GOAL OF THE EXERCISE » In the listing that follows, count each line containing the string "with" and report only the count.

DATA SUPPLIED »
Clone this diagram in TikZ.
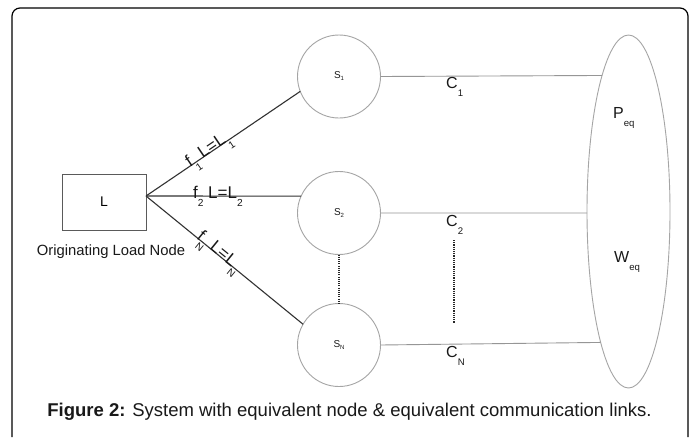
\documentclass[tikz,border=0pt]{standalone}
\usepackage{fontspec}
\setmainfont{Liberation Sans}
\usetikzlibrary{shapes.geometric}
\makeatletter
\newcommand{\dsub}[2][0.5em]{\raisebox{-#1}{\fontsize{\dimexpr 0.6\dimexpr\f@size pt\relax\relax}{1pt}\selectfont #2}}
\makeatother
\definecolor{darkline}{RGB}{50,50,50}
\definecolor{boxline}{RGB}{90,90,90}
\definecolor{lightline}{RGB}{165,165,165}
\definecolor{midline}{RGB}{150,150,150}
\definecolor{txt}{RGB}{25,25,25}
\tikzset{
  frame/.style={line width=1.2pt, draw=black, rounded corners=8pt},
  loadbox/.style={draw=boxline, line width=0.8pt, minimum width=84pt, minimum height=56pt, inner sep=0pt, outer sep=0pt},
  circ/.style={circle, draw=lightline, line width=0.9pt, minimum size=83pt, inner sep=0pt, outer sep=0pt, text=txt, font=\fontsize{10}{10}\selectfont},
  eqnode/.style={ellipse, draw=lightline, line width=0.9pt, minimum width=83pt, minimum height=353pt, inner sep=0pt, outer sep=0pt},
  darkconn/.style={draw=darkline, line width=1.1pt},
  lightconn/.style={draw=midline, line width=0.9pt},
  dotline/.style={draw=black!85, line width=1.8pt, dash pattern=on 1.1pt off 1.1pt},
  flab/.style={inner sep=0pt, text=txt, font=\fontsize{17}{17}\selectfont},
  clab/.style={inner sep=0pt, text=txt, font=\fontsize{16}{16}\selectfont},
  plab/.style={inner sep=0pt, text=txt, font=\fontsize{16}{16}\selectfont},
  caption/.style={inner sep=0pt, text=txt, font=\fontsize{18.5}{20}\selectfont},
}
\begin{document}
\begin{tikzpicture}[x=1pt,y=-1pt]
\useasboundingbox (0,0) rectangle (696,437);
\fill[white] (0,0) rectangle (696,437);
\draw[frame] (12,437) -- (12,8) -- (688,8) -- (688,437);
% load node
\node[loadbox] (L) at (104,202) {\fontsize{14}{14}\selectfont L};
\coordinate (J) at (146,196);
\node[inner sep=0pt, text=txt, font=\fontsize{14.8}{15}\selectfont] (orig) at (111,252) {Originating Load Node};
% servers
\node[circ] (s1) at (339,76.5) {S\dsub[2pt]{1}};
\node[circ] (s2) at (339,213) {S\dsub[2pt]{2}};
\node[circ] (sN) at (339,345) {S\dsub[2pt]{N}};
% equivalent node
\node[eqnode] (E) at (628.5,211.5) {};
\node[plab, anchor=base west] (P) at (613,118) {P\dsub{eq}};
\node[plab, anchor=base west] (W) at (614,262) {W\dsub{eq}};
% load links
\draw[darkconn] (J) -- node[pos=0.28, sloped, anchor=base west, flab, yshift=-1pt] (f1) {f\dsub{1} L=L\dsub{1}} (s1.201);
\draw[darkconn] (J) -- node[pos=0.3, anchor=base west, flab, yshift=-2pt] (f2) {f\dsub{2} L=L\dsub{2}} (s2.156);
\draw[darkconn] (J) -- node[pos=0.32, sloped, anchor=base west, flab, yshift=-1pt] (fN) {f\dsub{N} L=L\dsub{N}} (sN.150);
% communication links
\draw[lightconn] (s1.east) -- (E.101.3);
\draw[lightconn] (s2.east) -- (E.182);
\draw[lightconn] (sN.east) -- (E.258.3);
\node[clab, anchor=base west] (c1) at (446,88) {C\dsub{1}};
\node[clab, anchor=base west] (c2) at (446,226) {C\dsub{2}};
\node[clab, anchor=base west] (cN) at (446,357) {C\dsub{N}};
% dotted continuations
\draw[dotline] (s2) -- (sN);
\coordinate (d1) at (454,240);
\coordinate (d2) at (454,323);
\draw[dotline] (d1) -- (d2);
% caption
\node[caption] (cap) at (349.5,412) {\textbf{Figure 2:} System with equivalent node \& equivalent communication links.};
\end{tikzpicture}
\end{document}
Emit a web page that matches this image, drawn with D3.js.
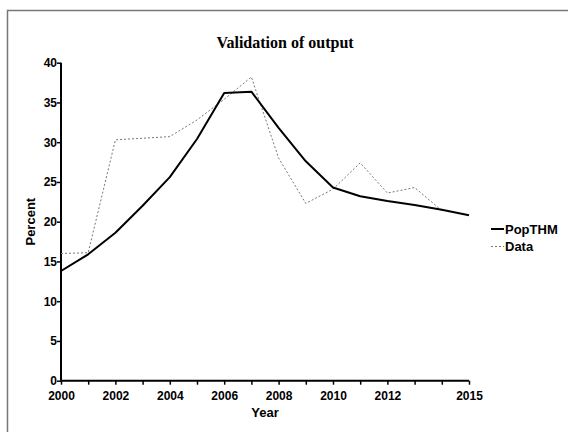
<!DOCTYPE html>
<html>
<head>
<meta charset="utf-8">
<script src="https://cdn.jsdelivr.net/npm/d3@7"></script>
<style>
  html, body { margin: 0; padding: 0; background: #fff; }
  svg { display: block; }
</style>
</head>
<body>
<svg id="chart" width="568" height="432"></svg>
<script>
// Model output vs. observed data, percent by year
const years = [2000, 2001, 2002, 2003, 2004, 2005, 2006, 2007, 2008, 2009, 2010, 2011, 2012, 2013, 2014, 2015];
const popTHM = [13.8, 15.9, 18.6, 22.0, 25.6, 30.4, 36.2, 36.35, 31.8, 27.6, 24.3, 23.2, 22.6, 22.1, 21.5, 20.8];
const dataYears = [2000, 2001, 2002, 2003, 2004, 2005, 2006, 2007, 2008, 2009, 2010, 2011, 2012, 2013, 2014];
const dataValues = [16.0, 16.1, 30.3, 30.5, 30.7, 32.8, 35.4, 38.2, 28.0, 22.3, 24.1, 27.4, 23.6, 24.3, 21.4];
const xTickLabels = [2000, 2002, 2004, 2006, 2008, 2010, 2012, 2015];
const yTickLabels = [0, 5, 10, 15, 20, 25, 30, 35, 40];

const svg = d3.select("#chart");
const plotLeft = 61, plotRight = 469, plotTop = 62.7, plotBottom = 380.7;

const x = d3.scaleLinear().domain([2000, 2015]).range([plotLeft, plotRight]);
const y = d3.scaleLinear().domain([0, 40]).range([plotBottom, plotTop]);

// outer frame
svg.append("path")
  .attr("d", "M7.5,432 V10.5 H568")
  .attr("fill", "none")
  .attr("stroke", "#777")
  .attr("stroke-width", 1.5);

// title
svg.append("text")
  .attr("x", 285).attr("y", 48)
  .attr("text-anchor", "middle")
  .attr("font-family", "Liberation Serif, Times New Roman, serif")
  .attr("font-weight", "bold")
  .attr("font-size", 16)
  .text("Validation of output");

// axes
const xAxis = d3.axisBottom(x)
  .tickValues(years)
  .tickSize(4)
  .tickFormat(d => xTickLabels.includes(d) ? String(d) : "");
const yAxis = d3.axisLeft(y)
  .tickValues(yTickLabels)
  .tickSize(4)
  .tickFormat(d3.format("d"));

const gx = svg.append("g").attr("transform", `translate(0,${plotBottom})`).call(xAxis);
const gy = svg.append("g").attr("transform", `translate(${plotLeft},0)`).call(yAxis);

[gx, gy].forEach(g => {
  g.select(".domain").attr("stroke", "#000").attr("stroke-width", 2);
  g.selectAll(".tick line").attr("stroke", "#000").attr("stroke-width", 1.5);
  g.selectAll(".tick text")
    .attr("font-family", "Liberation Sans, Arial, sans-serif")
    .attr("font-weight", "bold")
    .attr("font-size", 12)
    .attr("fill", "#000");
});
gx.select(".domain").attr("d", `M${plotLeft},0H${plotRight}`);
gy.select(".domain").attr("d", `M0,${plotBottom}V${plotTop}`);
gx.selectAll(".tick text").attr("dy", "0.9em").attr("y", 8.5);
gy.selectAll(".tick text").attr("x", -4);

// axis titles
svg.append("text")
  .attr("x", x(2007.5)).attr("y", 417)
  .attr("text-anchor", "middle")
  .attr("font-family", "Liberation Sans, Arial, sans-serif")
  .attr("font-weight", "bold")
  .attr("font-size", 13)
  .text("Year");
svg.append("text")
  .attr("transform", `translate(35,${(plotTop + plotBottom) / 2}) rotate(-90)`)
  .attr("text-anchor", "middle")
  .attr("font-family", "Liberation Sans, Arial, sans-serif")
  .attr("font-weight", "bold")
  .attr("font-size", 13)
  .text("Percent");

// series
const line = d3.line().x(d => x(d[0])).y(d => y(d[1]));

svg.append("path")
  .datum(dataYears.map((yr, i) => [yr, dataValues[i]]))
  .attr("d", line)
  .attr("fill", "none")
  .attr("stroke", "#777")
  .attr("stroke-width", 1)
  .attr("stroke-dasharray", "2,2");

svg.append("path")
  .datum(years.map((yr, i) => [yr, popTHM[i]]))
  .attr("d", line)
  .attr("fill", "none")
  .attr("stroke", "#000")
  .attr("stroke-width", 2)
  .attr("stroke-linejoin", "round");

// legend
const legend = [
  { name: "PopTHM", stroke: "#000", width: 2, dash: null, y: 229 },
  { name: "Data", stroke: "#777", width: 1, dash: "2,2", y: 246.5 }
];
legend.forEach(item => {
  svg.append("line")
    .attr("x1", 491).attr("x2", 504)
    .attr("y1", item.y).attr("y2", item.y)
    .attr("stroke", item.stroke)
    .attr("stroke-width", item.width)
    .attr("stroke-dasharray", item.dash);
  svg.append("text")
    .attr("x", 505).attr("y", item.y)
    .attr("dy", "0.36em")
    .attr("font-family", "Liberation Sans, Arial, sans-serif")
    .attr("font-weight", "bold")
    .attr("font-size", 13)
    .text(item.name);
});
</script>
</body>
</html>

RESPONSE TO THIS EXERCISE » 2